Quote the data exactly, first line to the line containing "import numpy as np", with no pictures.

Supplied data -
━━━━━━━━

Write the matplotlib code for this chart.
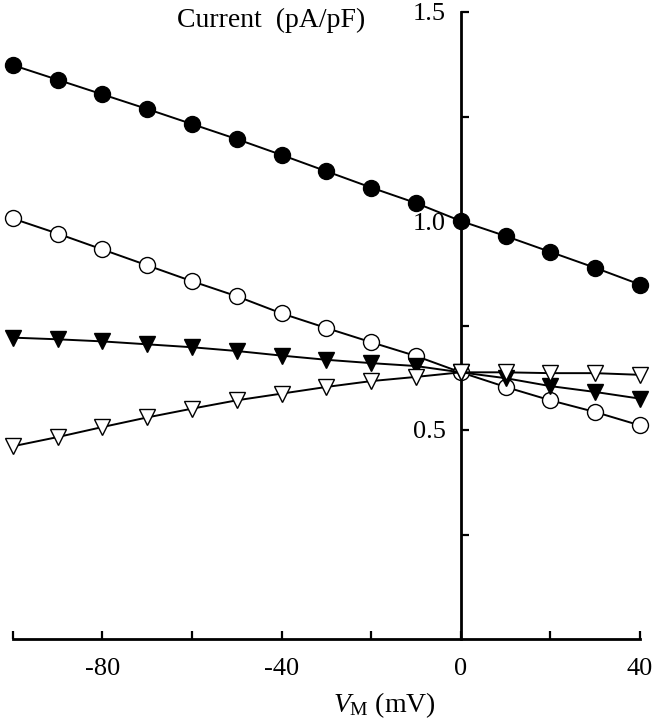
import matplotlib
matplotlib.use('Agg')
import matplotlib.pyplot as plt
import numpy as np

plt.rcParams['font.family'] = ['Liberation Serif', 'DejaVu Serif']
plt.rcParams['mathtext.fontset'] = 'custom'
plt.rcParams['mathtext.rm'] = 'Liberation Serif'
plt.rcParams['mathtext.it'] = 'Liberation Serif:italic'
plt.rcParams['axes.unicode_minus'] = False

# 膜电位 (mV)
voltage = [-100, -90, -80, -70, -60, -50, -40, -30, -20, -10, 0, 10, 20, 30, 40]

# 四组电流密度 (pA/pF)
filled_circle = [1.373, 1.338, 1.303, 1.268, 1.232, 1.196, 1.158, 1.119, 1.080, 1.043,
                 1.000, 0.964, 0.926, 0.888, 0.848]
open_circle = [1.006, 0.970, 0.932, 0.894, 0.856, 0.820, 0.779, 0.744, 0.710, 0.677,
               0.638, 0.603, 0.571, 0.543, 0.511]
filled_tri = [0.721, 0.717, 0.712, 0.705, 0.698, 0.689, 0.678, 0.668, 0.660, 0.653,
              0.638, 0.624, 0.605, 0.591, 0.575]
open_tri = [0.461, 0.483, 0.507, 0.530, 0.551, 0.571, 0.587, 0.603, 0.617, 0.627,
            0.638, 0.638, 0.636, 0.636, 0.632]

fig = plt.figure(figsize=(6.58, 7.2), dpi=100)
ax = fig.add_axes([12.7 / 658, 81 / 720, (640 - 12.7) / 658, (639 - 12) / 720])

ms = 11.5
lw = 1.4
ax.plot(voltage, filled_circle, '-o', color='black', mfc='black', mec='black',
        ms=ms, lw=lw, mew=1, clip_on=False, zorder=3)
ax.plot(voltage, open_circle, '-o', color='black', mfc='white', mec='black',
        ms=ms, lw=lw, mew=1, clip_on=False, zorder=3)
ax.plot(voltage, filled_tri, '-v', color='black', mfc='black', mec='black',
        ms=ms, lw=lw, mew=1, clip_on=False, zorder=4)
ax.plot(voltage, open_tri, '-v', color='black', mfc='white', mec='black',
        ms=ms, lw=lw, mew=1, clip_on=False, zorder=5)

ax.set_xlim(-100, 40)
ax.set_ylim(0, 1.5)

# 坐标轴：y 轴放在 0 mV 处
ax.spines['left'].set_position(('data', 0))
ax.spines['top'].set_visible(False)
ax.spines['right'].set_visible(False)
for s in ['left', 'bottom']:
    ax.spines[s].set_linewidth(2.0)
    ax.spines[s].set_zorder(2)

ax.set_xticks([-80, -40, 0, 40])
ax.set_xticks([-100, -60, -20, 20], minor=True)
ax.set_yticks([0.5, 1.0, 1.5])
ax.set_yticklabels(['0.5', '1.0', '1.5'])
ax.set_yticks([0.25, 0.75, 1.25], minor=True)

ax.tick_params(axis='x', which='both', direction='in', length=6, width=1.6,
               labelsize=19, pad=14)
ax.tick_params(axis='y', which='both', direction='in', length=6, width=1.6,
               labelsize=19, pad=11)
for lab in ax.get_yticklabels():
    lab.set_zorder(1)

fig.text(177 / 658, 1 - 27 / 720, 'Current  (pA/pF)', fontsize=20,
         ha='left', va='baseline')
fig.text(384 / 658, 8 / 720, r'$V_{\rm M}$ (mV)', fontsize=20,
         ha='center', va='baseline')

fig.savefig('out.png', dpi=100)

━━━━━━━━

Response to the exercise -
Write the matplotlib code for this chart.
import matplotlib
matplotlib.use('Agg')
import matplotlib.pyplot as plt
import numpy as np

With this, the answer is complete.